At Newson’s trial, Ellis’s testimony was, essentially, that Newson knew that the other men were going to commit a robbery when he drove them to the north Minneapolis apartment on January 12, 1998.  Specifically, Ellis testified that (1) Newson drove the men around on the night of January 12, 1998; (2) the men went to a Target store and bought scarves to mask their faces; (3) Newson was party to the conversations in the car; (4) Ellis could “hear fine” in the car; (5) Dickerson told the group that “he had a gun and [was] going to go in there”; (6) everyone got out of the car except Newson; (7) Dickerson shot a man; (8) after the shooting, J.H. called Newson to pick up the group; and (9) when Dickerson told Newson that he had shot someone, Newson responded by asking whether the group “didn’t get no money.” 

Ellis’s alleged recantation states, in part: 

There were questions asked of me that I didn’t understand at the moment, and I was scared of answering wrong so I told the police what I think they wanted to hear.  They ask me questions like did Mr.
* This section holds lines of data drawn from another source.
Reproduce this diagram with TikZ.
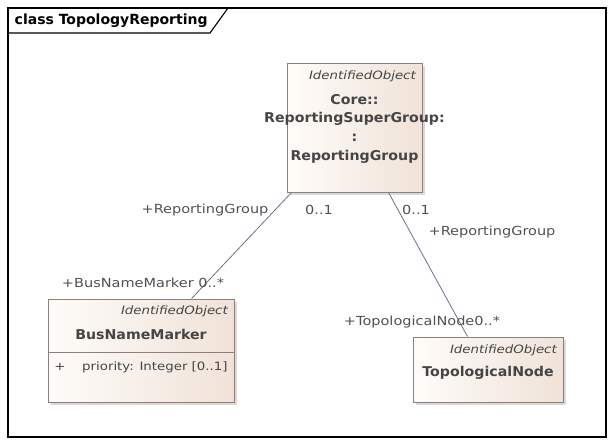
\documentclass[tikz,border=0pt]{standalone}
\usepackage{fontspec}
\setmainfont{DejaVu Sans}[FakeStretch=1.16]
\newfontfamily\namefont{DejaVu Sans}[FakeStretch=1.05]
\newfontfamily\titlefont{DejaVu Sans}
\usetikzlibrary{shadows,calc}
\definecolor{boxline}{HTML}{8F7F7C}
\definecolor{boxlight}{HTML}{FEFCF9}
\definecolor{boxdark}{HTML}{F0E2D8}
\definecolor{conn}{HTML}{6E6E8C}
\definecolor{lbl}{HTML}{505050}
\definecolor{nametxt}{HTML}{454545}
\tikzset{
  umlbox/.style={draw=boxline, line width=0.9pt, left color=boxlight, right color=boxdark,
    inner sep=0pt, drop shadow={shadow xshift=2.5pt, shadow yshift=-2.5pt, opacity=0.3, fill=gray}},
  stereo/.style={font=\fontsize{11.5}{12}\selectfont\itshape, text=nametxt, inner sep=0pt},
  cname/.style={font=\namefont\fontsize{13.5}{14}\selectfont\bfseries, text=nametxt, inner sep=0pt},
  attr/.style={font=\fontsize{11.5}{13}\selectfont, text=nametxt, inner sep=0pt},
  rolelbl/.style={font=\fontsize{12.5}{13}\selectfont, text=lbl, inner sep=0pt},
  assoc/.style={draw=conn, line width=0.8pt}
}
\begin{document}
\begin{tikzpicture}[x=1pt,y=-1pt]
\useasboundingbox (0,0) rectangle (614,445);
% frame
\draw[line width=1.1pt] (8,8) rectangle (606,437);
\draw[line width=1.1pt] (8,33) -- (210,33) -- (228,8);
\node[anchor=west, font=\titlefont\fontsize{14}{15}\selectfont\bfseries, inner sep=0pt] (title) at (14.5,20.5) {class TopologyReporting};

% boxes
\node[umlbox, minimum width=135pt, minimum height=129pt] (rsg) at (354.5,127.5) {};
\node[umlbox, minimum width=186pt, minimum height=103pt] (bnm) at (141,350.5) {};
\node[umlbox, minimum width=150pt, minimum height=65pt] (tn) at (488,369.5) {};

% top box text
\node[stereo, anchor=east] (rsgst) at (416,76) {IdentifiedObject};
\node[cname] (rsg1) at (354.5,100) {Core::};
\node[cname] (rsg2) at (354.5,119) {ReportingSuperGroup:};
\node[cname] (rsg3) at (354.5,138) {:};
\node[cname] (rsg4) at (354.5,157) {ReportingGroup};

% BusNameMarker text
\node[stereo, anchor=east] (bnmst) at (228,311) {IdentifiedObject};
\node[cname] (bnmname) at (141,334) {BusNameMarker};
\draw[boxline, line width=0.9pt] (bnm.west |- 0,352) -- (bnm.east |- 0,352);
\node[attr] (bnmplus) at (60,367) {+};
\node[attr, anchor=west] (bnmattr) at (82,367) {priority: Integer [0..1]};

% TopologicalNode text
\node[stereo, anchor=east] (tnst) at (557,350) {IdentifiedObject};
\node[cname] (tnname) at (488,373) {TopologicalNode};

% connectors
\coordinate (a1) at ($(rsg.south west)+(5,0)$);
\coordinate (a2) at ($(bnm.north west)+(144,0)$);
\coordinate (b1) at ($(rsg.south east)+(-34,0)$);
\coordinate (b2) at ($(tn.north west)+(55,0)$);
\draw[assoc] (a1) -- (a2);
\draw[assoc] (b1) -- (b2);

% labels
\node[rolelbl] (l1) at (205,210) {+ReportingGroup};
\node[rolelbl] (l2) at (319,210) {0..1};
\node[rolelbl] (l3) at (416,210) {0..1};
\node[rolelbl] (l4) at (492,232) {+ReportingGroup};
\node[rolelbl] (l5) at (143,283) {+BusNameMarker 0..*};
\node[rolelbl] (l6) at (422,322) {+TopologicalNode0..*};
\end{tikzpicture}
\end{document}
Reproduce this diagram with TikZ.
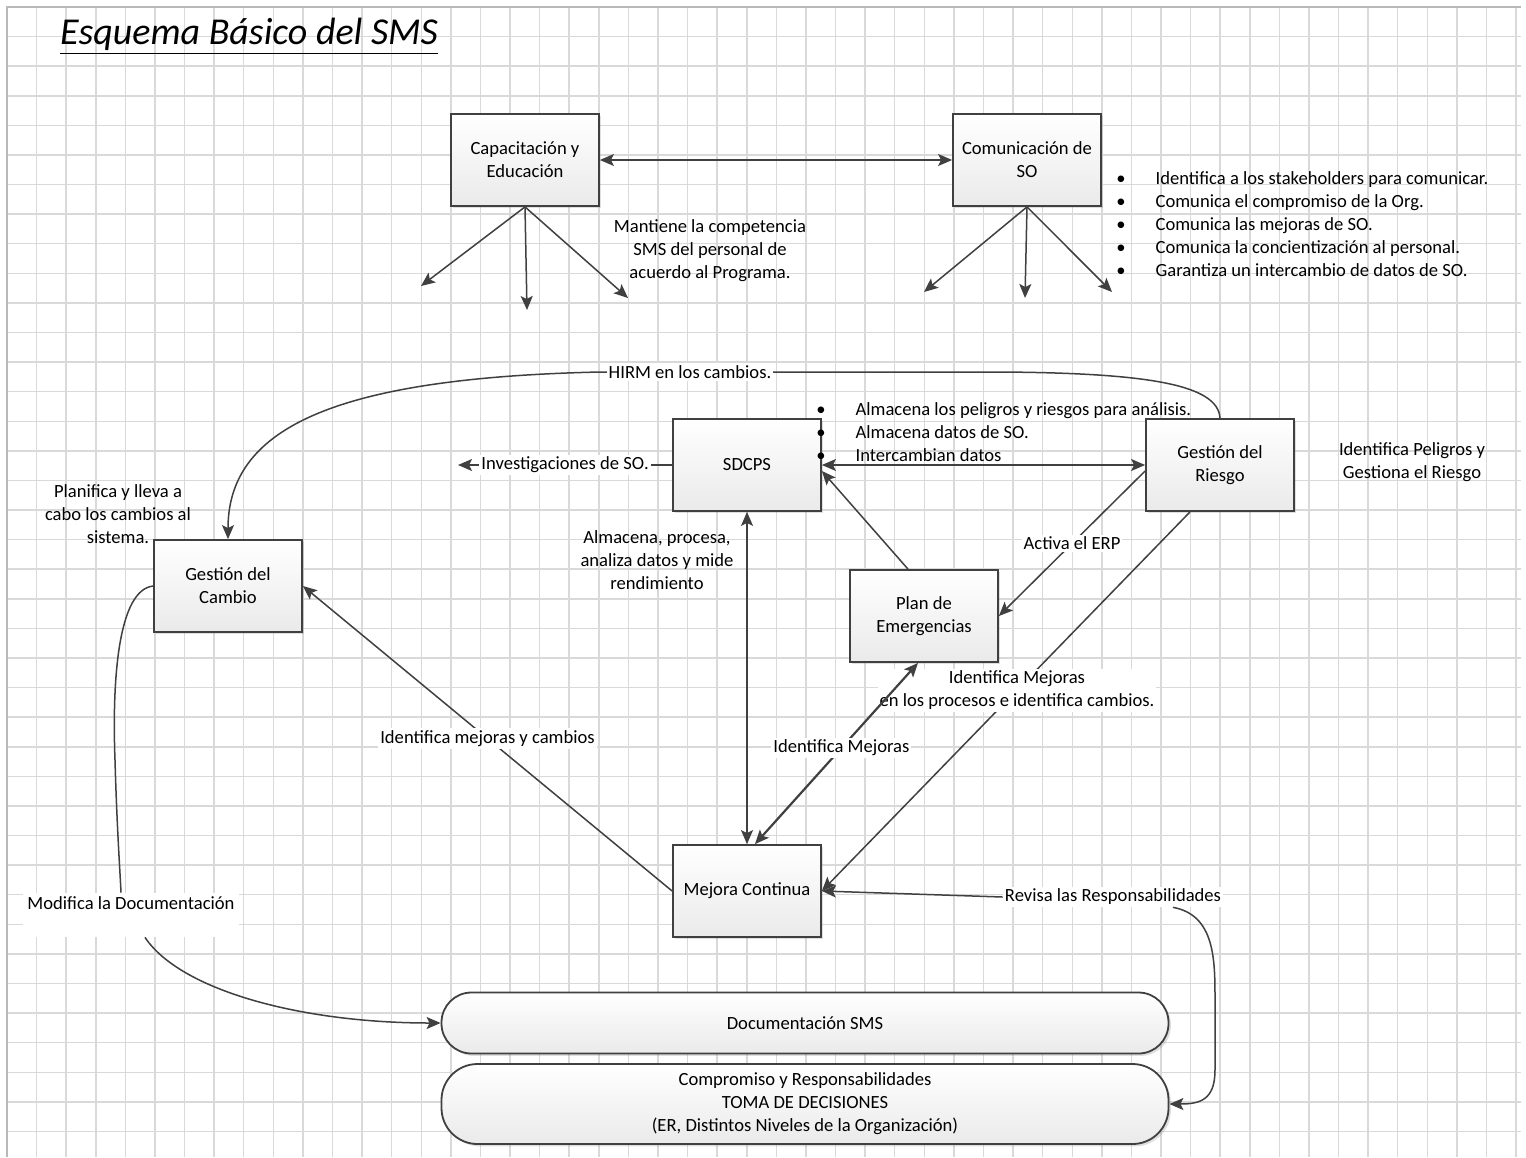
\documentclass[tikz,border=0pt]{standalone}
\usepackage{fontspec}
\setmainfont{Carlito}
\usetikzlibrary{arrows.meta, positioning, calc, shadows}
\definecolor{edgegray}{RGB}{64, 64, 64}
\definecolor{gridgray}{RGB}{217, 217, 217}
\definecolor{framegray}{RGB}{185, 185, 185}
\definecolor{shadegray}{RGB}{234, 234, 234}

\tikzset{
  box/.style={draw=edgegray, line width=0.9pt, top color=white, bottom color=shadegray, minimum width=74pt, minimum height=46pt, align=center, inner sep=2pt, drop shadow={shadow xshift=1.2pt, shadow yshift=-1.2pt, opacity=0.25}},
  pill/.style={box, minimum width=363.5pt, rounded corners=15pt},
  conn/.style={draw=edgegray, line width=0.75pt},
  arr/.style={conn, -{Stealth[length=7pt, width=6pt, inset=1.5pt]}},
  arrs/.style={conn, {Stealth[length=7pt, width=6pt, inset=1.5pt]}-{Stealth[length=7pt, width=6pt, inset=1.5pt]}},
  lbl/.style={fill=white, inner sep=1pt, align=center},
  note/.style={align=center, inner sep=0pt}
}

\begin{document}
\begin{tikzpicture}[x=0.5pt, y=-0.5pt, font=\fontsize{9.3}{11.5}\selectfont]
  \useasboundingbox (0,0) rectangle (1526,1157);

  % Grid paper
  \fill[white] (0,0) rectangle (1526,1157);
  \foreach \k in {0,...,51}
    \draw[gridgray, line width=0.75pt] ({7+29.59*\k},7) -- ({7+29.59*\k},1157);
  \foreach \k in {0,...,38}
    \draw[gridgray, line width=0.75pt] (7,{7+29.59*\k}) -- (1521,{7+29.59*\k});
  \draw[framegray, line width=1pt] (7,1157) -- (7,7) -- (1521,7);

  % Title
  \node[font=\fontsize{19}{22}\selectfont\itshape] (title) at (249,36) {\underline{Esquema Básico del SMS}};

  % Training and communication
  \node[box] (cap) at (525,160) {Capacitación y\\Educación};
  \node[box] (com) at (1027,160) {Comunicación de\\SO};
  \draw[arrs] (cap) -- (com);

  \coordinate (capA) at (421,286);
  \coordinate (capB) at (527,310);
  \coordinate (capC) at (628,298);
  \foreach \c in {capA, capB, capC}
    \draw[arr] (cap.south) -- (\c);

  \coordinate (comA) at (924,292);
  \coordinate (comB) at (1025,298);
  \coordinate (comC) at (1112,292);
  \foreach \c in {comA, comB, comC}
    \draw[arr] (com.south) -- (\c);

  \node[note] (mant) at (710,251) {Mantiene la competencia\\SMS del personal de\\acuerdo al Programa.};
  \node[anchor=west, inner sep=0pt] (combul) at (1116,226) {%
    \begin{tabular}{@{}l@{\hspace{15pt}}l@{}}
      \textbullet & Identifica a los stakeholders para comunicar.\\
      \textbullet & Comunica el compromiso de la Org.\\
      \textbullet & Comunica las mejoras de SO.\\
      \textbullet & Comunica la concientización al personal.\\
      \textbullet & Garantiza un intercambio de datos de SO.
    \end{tabular}};

  % Core boxes
  \node[box] (sdc) at (747,465) {SDCPS};
  \node[box] (rie) at (1220,465) {Gestión del\\Riesgo};
  \node[box] (cam) at (228,586) {Gestión del\\Cambio};
  \node[box] (plan) at (924,616) {Plan de\\Emergencias};
  \node[box] (mej) at (747,891) {Mejora Continua};

  % Base of the system
  \node[pill, minimum height=30.5pt] (doc) at (805,1023) {Documentación SMS};
  \node[pill, minimum height=40pt, rounded corners=18pt] (comp) at (805,1104) {Compromiso y Responsabilidades\\TOMA DE DECISIONES\\(ER, Distintos Niveles de la Organización)};

  % Side notes
  \node[note] (planif) at (118,514) {Planifica y lleva a\\cabo los cambios al\\sistema.};
  \node[note] (alm) at (657,560) {Almacena, procesa,\\analiza datos y mide\\rendimiento};
  \node[note] (idpel) at (1412,462) {Identifica Peligros y\\Gestiona el Riesgo};
  \node[anchor=west, inner sep=0pt] (sdcbul) at (816,434) {%
    \begin{tabular}{@{}l@{\hspace{15pt}}l@{}}
      \textbullet & Almacena los peligros y riesgos para análisis.\\
      \textbullet & Almacena datos de SO.\\
      \textbullet & Intercambian datos
    \end{tabular}};

  % HIRM loop
  \draw[arr] (rie.north) .. controls (1218,385) and (1150,373) .. (1000,372)
    -- node[lbl, pos=0.775] (hirm) {HIRM en los cambios.} (600,372)
    .. controls (330,378) and (228,430) .. (cam.north);

  % Connectors around SDCPS
  \coordinate (invend) at (458,465);
  \draw[arr] (sdc.west) -- node[lbl] (inv) {Investigaciones de SO.} (invend);
  \draw[arrs] (sdc.east) -- (rie.west);
  \draw[arr] ([xshift=-8pt]plan.north) -- ([yshift=-3pt]sdc.east);
  \draw[arr] ([yshift=-3pt]rie.west) -- node[lbl] (erp) {Activa el ERP} (plan.east);
  \draw[arrs] (sdc.south) -- (mej.north);

  % Connectors around Mejora Continua
  \draw[arr] ([xshift=-15pt]rie.south) -- node[lbl, pos=0.47] (idproc) {Identifica Mejoras\\en los procesos e identifica cambios.} (mej.east);
  \draw[arrs, line width=1.1pt] ([xshift=4pt]mej.north) -- node[lbl, pos=0.53] (idm) {Identifica Mejoras} ([xshift=-3pt]plan.south);
  \draw[arr] (mej.west) -- node[lbl] (idcam) {Identifica mejoras y cambios} (cam.east);

  % Documentation
  \node[lbl, inner sep=2pt] (mod) at (131,915) {Modifica la Documentación\\\mbox{}};
  \draw[conn] (cam.west) .. controls (118,590) and (112,680) .. (115,760)
    .. controls (117,830) and (120,870) .. ([xshift=-5pt]mod.north);
  \draw[arr] ([xshift=7pt]mod.south) .. controls (180,990) and (300,1023) .. (doc.west);

  % Responsibilities
  \node[lbl] (rev) at (1113,897) {Revisa las Responsabilidades};
  \draw[arr] (rev.west) -- (mej.east);
  \draw[arr] ([xshift=30pt]rev.south) .. controls (1215,915) and (1215,960) .. (1215,1000)
    -- (1215,1070) .. controls (1215,1100) and (1200,1104) .. (comp.east);
\end{tikzpicture}
\end{document}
Newson hear a conversation going on inside his car with music up.  From what I remember, Mr. Newson was not paying attention to the conversation at hand.  Even to hear the conversation, and plus it was not involving him, you had to ask 3 or 4 times what a person was saying.


            The three-pronged Larrison test is used in Minnesota to determine whether newly discovered evidence of allegedly falsified testimony requires a new trial.  See Dukes v. State, 621 N.W.2d 246, 257-58 (Minn. 2001); State v. Caldwell, 322 N.W.2d 574, 584-85 (Minn. 1982) (adopting the three-prong test described in Larrison v. United States, 24 F.2d 82, 87-88 (7th Cir. 1928)).  This test provides that, in order for a petitioner to receive a new trial,

(1) the court must be reasonably well-satisfied that the trial testimony was false; (2) without the false testimony, the jury might have reached a different conclusion; and (3) the petitioner was taken by surprise at trial or did not know of the falsity until after trial. 
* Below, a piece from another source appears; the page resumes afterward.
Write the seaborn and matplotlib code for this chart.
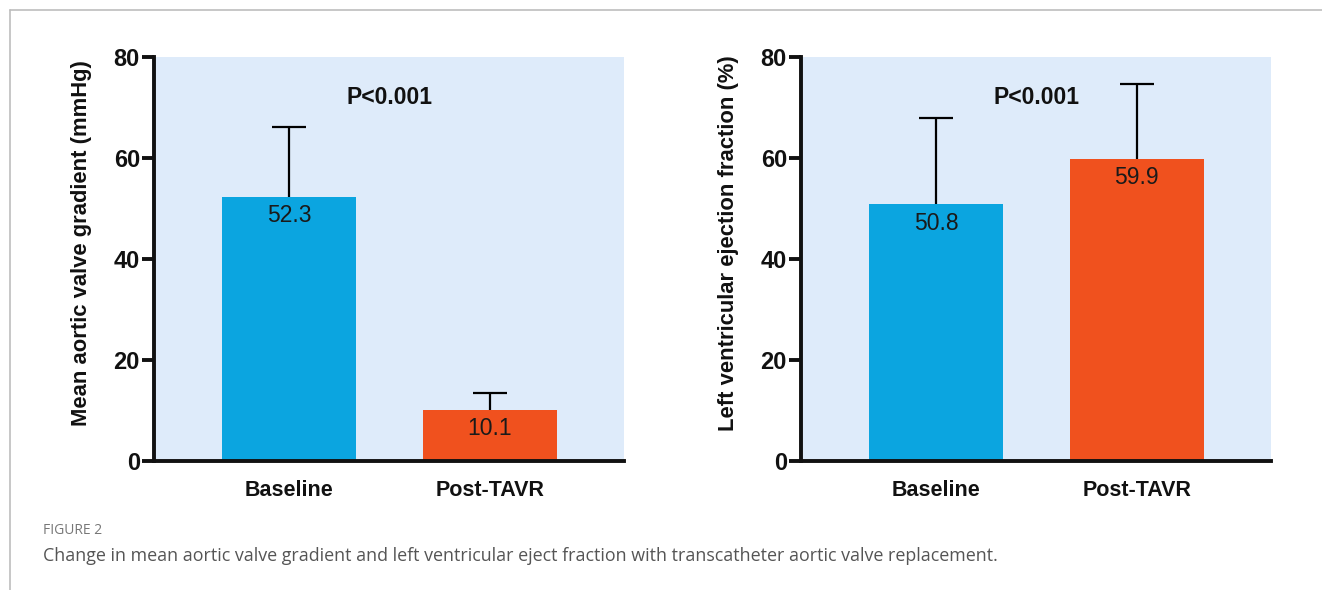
import matplotlib
matplotlib.use("Agg")
import matplotlib.pyplot as plt
from matplotlib.lines import Line2D
import seaborn as sns
import pandas as pd

# ---- data ----
categories = ["Baseline", "Post-TAVR"]
gradient_mean = [52.3, 10.1]
gradient_sd = [13.8, 3.4]
lvef_mean = [50.8, 59.9]
lvef_sd = [17.1, 14.8]
y_ticks = [0, 20, 40, 60, 80]
p_text = "P<0.001"
ylabels = ["Mean aortic valve gradient (mmHg)", "Left ventricular ejection fraction (%)"]
caption_head = "FIGURE 2"
caption_text = ("Change in mean aortic valve gradient and left ventricular eject fraction "
                "with transcatheter aortic valve replacement.")

bar_colors = ["#0ba5e0", "#f0511e"]
bg_color = "#deebfa"

sns.set_theme(style="white")
plt.rcParams["font.family"] = ["Liberation Sans", "DejaVu Sans"]

fig = plt.figure(figsize=(13.22, 5.90), dpi=100)
W, H = 1322, 590

def px_axes(x0, x1, ytop, ybot):
    return fig.add_axes([x0 / W, (H - ybot) / H, (x1 - x0) / W, (ybot - ytop) / H])

axes = [px_axes(154, 624, 57, 461), px_axes(801, 1271, 57, 461)]
datasets = [(gradient_mean, gradient_sd), (lvef_mean, lvef_sd)]

for ax, (means, sds), ylab in zip(axes, datasets, ylabels):
    df = pd.DataFrame({"group": categories, "value": means})
    # error bars drawn behind the bars so only the upper half shows
    ax.errorbar(x=range(len(categories)), y=means, yerr=sds,
                fmt="none", ecolor="black", elinewidth=1.6, capsize=12.3,
                capthick=1.6, zorder=1)
    sns.barplot(data=df, x="group", y="value", hue="group", palette=bar_colors,
                width=0.668, ax=ax, legend=False, saturation=1, edgecolor="none",
                errorbar=None, zorder=2)
    for i, m in enumerate(means):
        ax.annotate(f"{m}", xy=(i, m), xytext=(0, -19), textcoords="offset pixels",
                    ha="center", va="center", fontsize=16.5, color="#1a1a1a", zorder=4)
    ax.text(0.5, 72, p_text, ha="center", va="center", fontsize=16.5,
            fontweight="bold", color="#111111")
    ax.set_facecolor(bg_color)
    ax.set_xlim(-0.675, 1.67)
    ax.set_ylim(0, 80)
    ax.set_yticks(y_ticks)
    ax.set_yticklabels([str(t) for t in y_ticks], fontsize=17, fontweight="bold")
    ax.set_xlabel("")
    ax.set_ylabel(ylab, fontsize=15.8, fontweight="bold", color="#111111")
    ax.yaxis.set_label_coords(-0.132, 0.54)
    ax.tick_params(axis="y", length=8.6, width=2.8, pad=1.5, left=True, colors="#111111")
    ax.tick_params(axis="x", length=0, pad=14)
    for lab in ax.get_xticklabels():
        lab.set_fontsize(15.5)
        lab.set_fontweight("bold")
        lab.set_color("#111111")
    for s in ["top", "right"]:
        ax.spines[s].set_visible(False)
    for s in ["left", "bottom"]:
        ax.spines[s].set_linewidth(2.8)
        ax.spines[s].set_color("#111111")
        ax.spines[s].set_zorder(5)

# frame lines
fig.add_artist(Line2D([10 / W, 1], [1 - 10 / H, 1 - 10 / H], color="#bdbdbd", lw=1.2))
fig.add_artist(Line2D([10 / W, 10 / W], [0, 1 - 10 / H], color="#bdbdbd", lw=1.2))

fig.text(43 / W, 1 - 531 / H, caption_head, fontsize=10, color="#777777",
         family=["Open Sans", "DejaVu Sans"], va="center", ha="left")
fig.text(43 / W, 1 - 556 / H, caption_text, fontsize=12.9, color="#555555",
         family=["Open Sans", "DejaVu Sans"], va="center", ha="left")

fig.savefig("out.png", dpi=100)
Ferguson v. State, 645 N.W.2d 437, 442 (Minn. 2002) (citation omitted).

            The postconviction court concluded that in “[e]xaming the first prong of the Larrison test, the Court is not reasonably satisfied that the testimony given by David Ellis at trial was false.”  The postconviction court did not, therefore, reach the balance of the test.  

            As the postconviction court noted, Ellis’s affidavit, offered as evidence of his recantation, does not specifically repudiate any of his trial testimony.  Ellis’s affidavit states that he told the police what he thought “they wanted to hear,” but it does not address his trial testimony or compel the conclusion that what he told the police was untrue.  But because Ellis’s trial testimony was consistent with his statement to the police, Ellis’s affidavit indirectly repudiates his testimony at trial that he could “hear fine” in the car on the way to the scene of the January 12 shooting.  But the affidavit does not repudiate Ellis’s testimony regarding where the group went, what the group did, or what was said.  Most importantly, the affidavit does not assert that Newson was unaware of the group’s criminal intent.  
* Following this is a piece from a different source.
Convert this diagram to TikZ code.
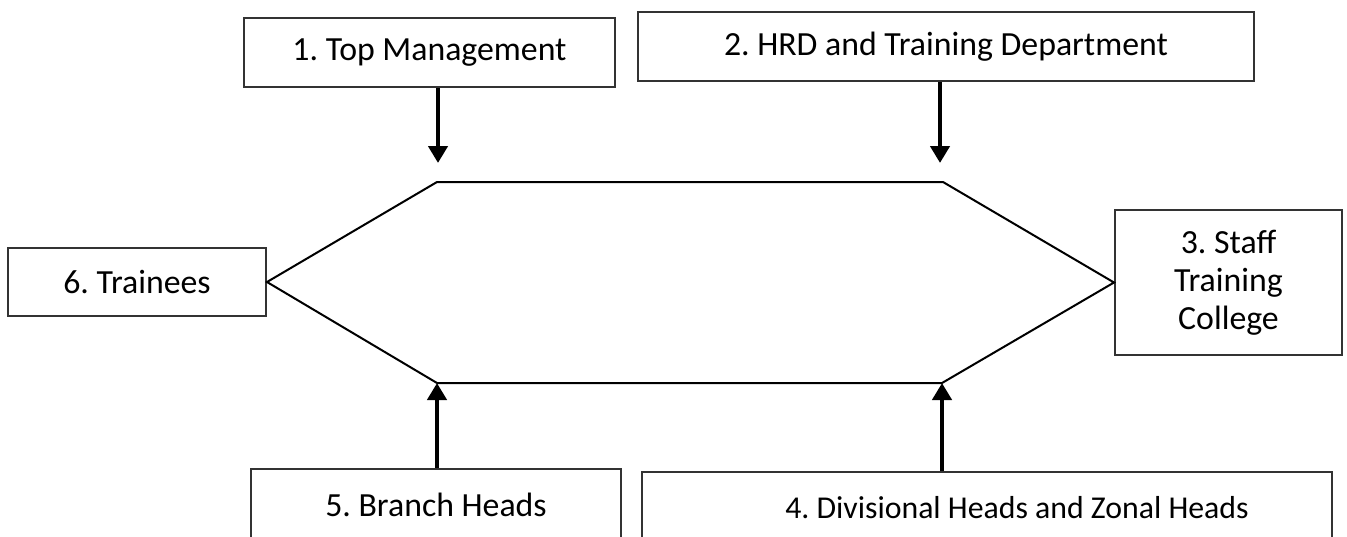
\documentclass[tikz,border=0pt]{standalone}
\usepackage{fontspec}
\setmainfont{Carlito}
\usetikzlibrary{arrows.meta,calc,positioning}
\frenchspacing

\tikzset{
  box/.style={draw=black!80, line width=1pt, fill=white, inner sep=0pt, align=center,
    font=\fontsize{16.9}{19}\selectfont},
  flow/.style={line width=2.2pt, -{Triangle[width=9.5pt,length=8.5pt]}},
}

\begin{document}
\begin{tikzpicture}[x=0.5pt,y=-0.5pt]
  \useasboundingbox (0,0) rectangle (1347,536);
  \clip (0,0) rectangle (1347,536);
  % boxes
  \node[box, minimum width=185.5pt, minimum height=34.5pt] (top) at (429.5,52.5) {1. Top Management};
  \node[box, minimum width=308pt, minimum height=34.5pt] (hrd) at (946,46.5) {2. HRD and Training Department};
  \node[box, minimum width=113.5pt, minimum height=72.5pt] (college) at (1228.5,282.5) {3. Staff\\Training\\College};
  \node[box, minimum width=345pt, minimum height=36pt, font=\fontsize{15.9}{19}\selectfont] (zonal) at (987,508)
    {\hspace*{30pt}4. Divisional Heads and Zonal Heads};
  \node[box, minimum width=185pt, minimum height=36pt] (branch) at (436,505) {5. Branch Heads};
  \node[box, minimum width=129pt, minimum height=34pt] (trainees) at (137,282) {6. Trainees};
  % hexagon corners
  \coordinate (tl) at (437,182);
  \coordinate (tr) at (943,182);
  \coordinate (br) at (942,383);
  \coordinate (bl) at (437,383);
  \draw[line width=1pt] (trainees.east) -- (tl) -- (tr) -- (college.west) -- (br) -- (bl) -- cycle;
  % arrows in
  \coordinate (in1) at (438,163);
  \coordinate (in2) at (940,163);
  \draw[flow] (top.south -| in1) -- (in1);
  \draw[flow] (hrd.south -| in2) -- (in2);
  \draw[flow] (branch.north -| bl) -- (bl);
  \draw[flow] (zonal.north -| br) -- (br);
\end{tikzpicture}
\end{document}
            Even if we assume that Ellis’s trial testimony that he could “hear fine” in the car was false, we conclude that the jury would not have arrived at a different conclusion without that testimony.  See id. at 444 (noting that second prong of Larrison test is whether the jury might have reached a different verdict without the false testimony).  If Ellis had testified at trial consistently with his affidavit, he still would have testified that (1) Newson was present during the group’s conversations before the shooting, (2) Dickerson told the group that he had a gun and was “going in there,” and (3) when Newson picked the men up after the shooting, Dickerson told Newson that he had shot someone.  A reasonable jury would conclude from these facts that Newson was driving the group’s getaway car.  See State v. Patricelli, 357 N.W.2d 89, 91 (Minn. 1984) (finding evidence that defendant drove getaway car legally sufficient to establish that defendant aided and abetted aggravated robbery).

            Again assuming that Ellis’s trial testimony that he could “hear fine” was false, Newson cannot claim that he was taken by surprise by the false testimony or that he did not know of the testimony’s falsity until after the trial.  See Ferguson, 645 N.W.2d at 444 (noting that third prong of Larrison test is whether petitioner was taken by surprise by false testimony or did not know of testimony’s falsity until after trial).  Newson had access to Ellis’s taped pretrial interview, and Ellis’s trial testimony was consistent with that taped interview. 

            Because Ellis’s alleged recantation addresses only how well Ellis could hear in the car on the night of January 12, because this fact is not essential to Newson’s conviction, and because Newson was aware of any false testimony before the trial and could not have been surprised by it, the postconviction court did not abuse its discretion by denying Newson a new trial. 



* The Honorable Daniel F. Foley, one of the founding members of this court, who continued to serve by appointment order from the supreme court after his retirement, fully participated in the consideration of this appeal.  Due to Judge Foley’s untimely death before the filing of the opinion, Chief Judge Toussaint has been assigned as a substitute, and now joins the panel in issuing this decision.